A Self-Attentive Meta-Optimizer with Group-Adaptive Learning Rates and Weight Decay
New optimizer dynamically adjusts learning rates per layer, beating AdamW across 5 tasks.
Researchers JiangBo Zhao and ZhaoXin Liu from arXiv have proposed MetaAdamW, a new optimizer that replaces the one-size-fits-all approach of adaptive optimizers like AdamW. Instead of applying uniform hyperparameters across all parameter groups, MetaAdamW uses a self-attention mechanism—a lightweight Transformer encoder—to dynamically modulate per-group learning rates and weight decay. The attention module processes statistical features such as gradient norms, momentum norms, and correlations extracted from each parameter group. To train this module, the team introduced a meta-learning objective that combines gradient alignment, loss decrease, and generalization gap. They also extended homoscedastic uncertainty weighting (HUW) with task-specific priorities to guide automatic loss balancing.

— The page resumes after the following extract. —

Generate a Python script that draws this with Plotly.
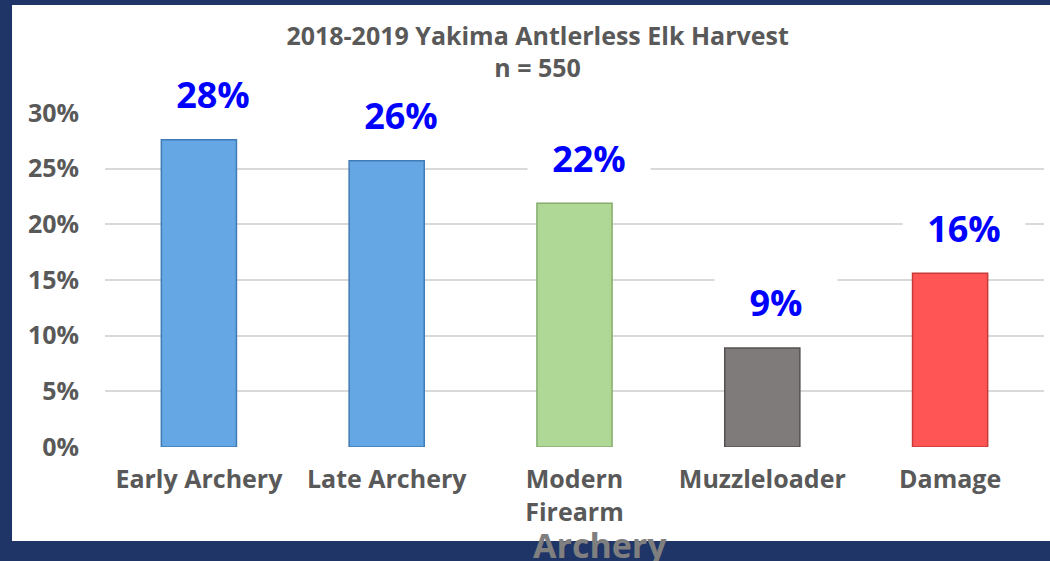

MetaAdamW was tested on five diverse tasks: time series forecasting (ETT), language modeling (WikiText-2), machine translation (Multi30k), image classification (CIFAR-10), and sentiment analysis (IMDB). Results consistently beat the standard AdamW baseline in validation loss, accuracy, or perplexity. Depending on the task, MetaAdamW either reduces overall training time by up to 17.11% or improves performance by up to 11.08% while introducing only moderate computational overhead. In some cases, it also mitigated issues of insufficient convergence caused by premature early stopping. Ablation studies validated each component, including feature versions, grouping strategies, and the priority-injected uncertainty weighting.
- MetaAdamW uses a lightweight Transformer encoder to dynamically adjust learning rates and weight decay per parameter group based on gradient statistics.
- Outperforms AdamW on 5 tasks: up to 17.11% faster training or up to 11.08% better performance.
- Includes a novel priority-injected homoscedastic uncertainty weighting for automated loss balancing.
Why It Matters
MetaAdamW promises smarter, faster training for large models, potentially reducing compute costs and time.